Chris sighed, the sound of someone forced to unpack reality for a friend who kept insisting the world should be simpler.

"He did sense it," Chris said. "In the first week."

Ethan froze. "He what?"

Chris’s mouth twisted with something that was almost fondness and almost exasperation. "He knew. Before the test. Before I admitted anything was different. Before I could even decide whether I was imagining it or just tired."

Ethan’s gaze flicked over Chris’s face, then to the fruit bowl, then to the pajamas, like he was reconstructing the timeline with growing horror.

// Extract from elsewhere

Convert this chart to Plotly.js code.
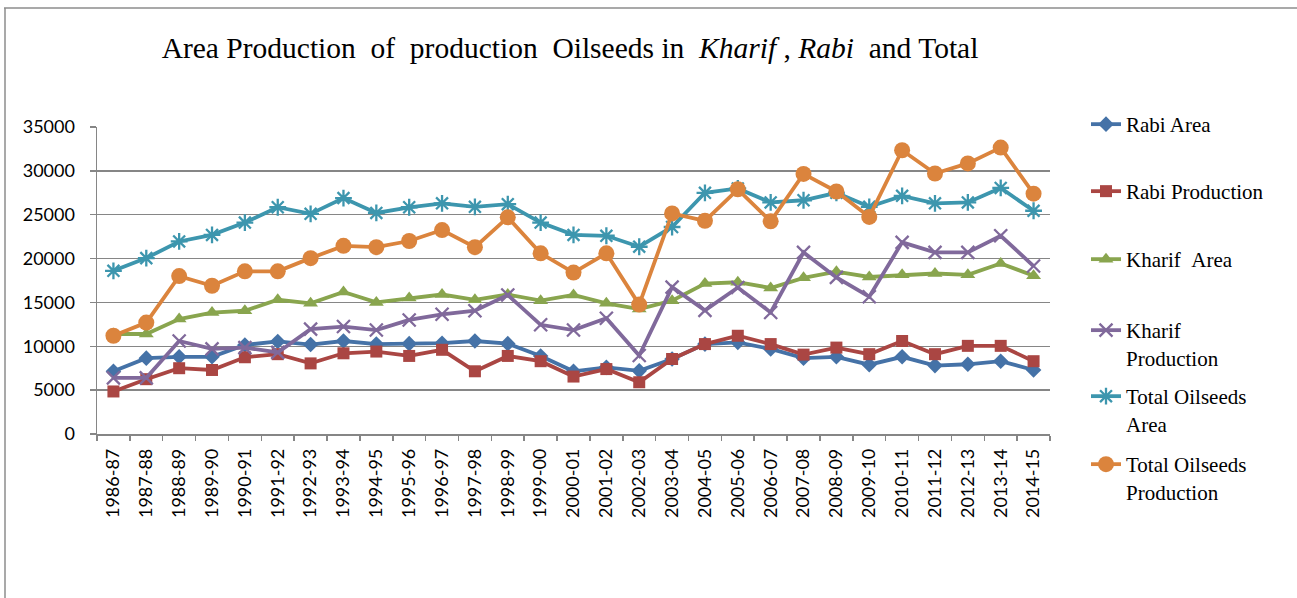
<!DOCTYPE html>
<html>
<head>
<meta charset="utf-8">
<script src="https://cdn.plot.ly/plotly-3.0.1.min.js"></script>
<style>
html,body{margin:0;padding:0;background:#fff;}
#chart{width:1297px;height:598px;}
</style>
</head>
<body>
<div id="chart"></div>
<script>
const years = ["1986-87","1987-88","1988-89","1989-90","1990-91","1991-92","1992-93","1993-94","1994-95","1995-96","1996-97","1997-98","1998-99","1999-00","2000-01","2001-02","2002-03","2003-04","2004-05","2005-06","2006-07","2007-08","2008-09","2009-10","2010-11","2011-12","2012-13","2013-14","2014-15"];

const rabiArea = [7150,8650,8800,8800,10150,10550,10200,10600,10250,10300,10350,10600,10300,8900,7150,7600,7200,8550,10250,10450,9700,8650,8800,7900,8800,7800,7950,8300,7300];
const rabiProduction = [4850,6250,7500,7300,8750,9100,8050,9200,9400,8900,9600,7150,8900,8300,6550,7400,5900,8550,10250,11200,10250,9050,9850,9100,10600,9100,10050,10050,8300];
const kharifArea = [11400,11400,13100,13850,14050,15300,14900,16200,15000,15500,15900,15300,15900,15200,15850,14900,14250,15200,17150,17300,16650,17800,18500,17900,18150,18300,18150,19450,18050];
const kharifProduction = [6400,6400,10600,9700,9850,9300,11950,12250,11850,13000,13650,14050,15850,12450,11850,13200,8950,16750,14100,16700,13850,20700,17850,15650,21850,20700,20700,22600,19150];
const totalArea = [18600,20050,21950,22700,24100,25850,25100,26900,25200,25850,26300,25900,26200,24100,22700,22600,21350,23600,27500,28000,26400,26650,27500,25900,27150,26300,26400,28050,25450];
const totalProduction = [11200,12700,18000,16900,18550,18550,20050,21450,21300,22000,23250,21300,24700,20600,18400,20600,14750,25150,24300,27900,24250,29650,27650,24750,32350,29700,30850,32650,27400];

const seriesNames = ["Rabi Area","Rabi Production","Kharif&#160;&#160;Area","Kharif<br>Production","Total Oilseeds<br>Area","Total Oilseeds<br>Production"];
const seriesValues = [rabiArea, rabiProduction, kharifArea, kharifProduction, totalArea, totalProduction];
const colors = ["#4572A7","#AA4643","#89A54E","#80699B","#3D96AE","#DB843D"];
const symbols = ["diamond","square","triangle-up","x-thin-open","asterisk-open","circle"];
const sizes = [12,12,13,13,14,16];
const legendCenters = [124,191,259,330,396,464];

const plotTop = 127, plotBottom = 434, plotLeft = 97, plotRight = 1050;
const ph = plotBottom - plotTop, pw = plotRight - plotLeft;

const traces = seriesValues.map((vals, i) => {
  const open = symbols[i].indexOf("open") >= 0;
  return {
    type: "scatter",
    mode: "lines+markers",
    x: years,
    y: vals,
    name: seriesNames[i],
    legend: i === 0 ? "legend" : "legend" + (i + 1),
    line: {color: colors[i], width: 3.8},
    marker: {
      symbol: symbols[i],
      size: sizes[i],
      color: colors[i],
      line: {color: colors[i], width: open ? 2.3 : 0}
    }
  };
});

const layout = {
  width: 1297,
  height: 598,
  paper_bgcolor: "#ffffff",
  plot_bgcolor: "#ffffff",
  margin: {l: plotLeft, r: 1297 - plotRight, t: plotTop, b: 598 - plotBottom, pad: 0},
  title: {
    text: "Area Production&#160; of&#160; production&#160; Oilseeds in&#160; <i>Kharif</i> , <i>Rabi</i>&#160; and Total",
    font: {family: "Liberation Serif, Times New Roman, serif", size: 29.5, color: "#000"},
    x: 570 / 1297, xref: "container", xanchor: "center",
    y: 1 - 48 / 598, yref: "container", yanchor: "middle"
  },
  xaxis: {
    type: "category",
    range: [-0.5, years.length - 0.5],
    showgrid: false,
    showline: true,
    linecolor: "#868686",
    linewidth: 1.5,
    ticks: "outside",
    tickson: "boundaries",
    ticklen: 5,
    tickcolor: "#868686",
    tickwidth: 1.5,
    tickangle: -90,
    tickfont: {family: "Lato, Calibri, sans-serif", size: 18, color: "#000"},
    ticklabelstandoff: 6,
    fixedrange: true
  },
  yaxis: {
    range: [0, 35000],
    dtick: 5000,
    tick0: 0,
    tickformat: "d",
    showgrid: true,
    gridcolor: "#868686",
    gridwidth: 1.5,
    showline: true,
    linecolor: "#868686",
    linewidth: 1.5,
    zeroline: false,
    ticks: "outside",
    ticklen: 6,
    tickcolor: "#868686",
    tickwidth: 1.5,
    tickfont: {family: "Lato, Calibri, sans-serif", size: 18, color: "#000"},
    ticklabelstandoff: 11,
    fixedrange: true
  },
  shapes: [
    {type: "line", xref: "paper", yref: "paper",
     x0: (4 - plotLeft) / pw, x1: (1300 - plotLeft) / pw,
     y0: (plotBottom - 8) / ph, y1: (plotBottom - 8) / ph,
     line: {color: "#8c8c8c", width: 1.5}},
    {type: "line", xref: "paper", yref: "paper",
     x0: (5 - plotLeft) / pw, x1: (5 - plotLeft) / pw,
     y0: (plotBottom - 8) / ph, y1: (plotBottom - 600) / ph,
     line: {color: "#8c8c8c", width: 1.5}}
  ],
  showlegend: true
};

seriesNames.forEach((n, i) => {
  const key = i === 0 ? "legend" : "legend" + (i + 1);
  layout[key] = {
    x: (1086 - plotLeft) / pw,
    xanchor: "left",
    y: (plotBottom - (legendCenters[i] - 20)) / ph,
    yanchor: "top",
    valign: "top",
    bgcolor: "rgba(0,0,0,0)",
    borderwidth: 0,
    font: {family: "Liberation Serif, Times New Roman, serif", size: 21, color: "#000"},
    tracegroupgap: 0,
    itemwidth: 30
  };
});

Plotly.newPlot("chart", traces, layout, {staticPlot: true, displayModeBar: false});
</script>
</body>
</html>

"And he didn’t tell you?" Ethan said slowly.

Chris’s eyes narrowed. "He didn’t say it out loud."

Rowan muttered from the doorway, flatly, "Because he has functioning survival instincts."

Ethan’s head snapped toward Rowan. "Explain."

Rowan didn’t blink. "If Dax had said it out loud in that first week, Chris would’ve spiraled."

Ethan looked back at Chris.

Chris didn’t deny it.

His mouth tightened for a second, then smoothed again, like he refused to be owned by the memory.

Ethan’s voice went quieter. "So Dax kept it to himself."

"Yes," Chris said simply. "Because he knew the pregnancy could fail."

Ethan’s throat tightened.

Chris’s gaze slid away for half a second, then returned, like he’d built his spine out of steel and sarcasm.

"He didn’t want to stress me," Chris continued. "He didn’t want me counting days like a sentence. He didn’t want me listening to my own body like it was a ticking device."

Ethan swallowed. "So he waited for confirmation," he said, and there was something careful in the way he said it, like he was touching glass. Then his mouth twisted, the tenderness snapping back into its usual shape - sarcasm with teeth. "So he knows how to be considerate. He just doesn’t want to be unless it’s you."

Chris blinked.

Then he laughed, a short, soft sound that was almost surprised.

"That is," Chris said, "the most offensive compliment I’ve ever received on his behalf."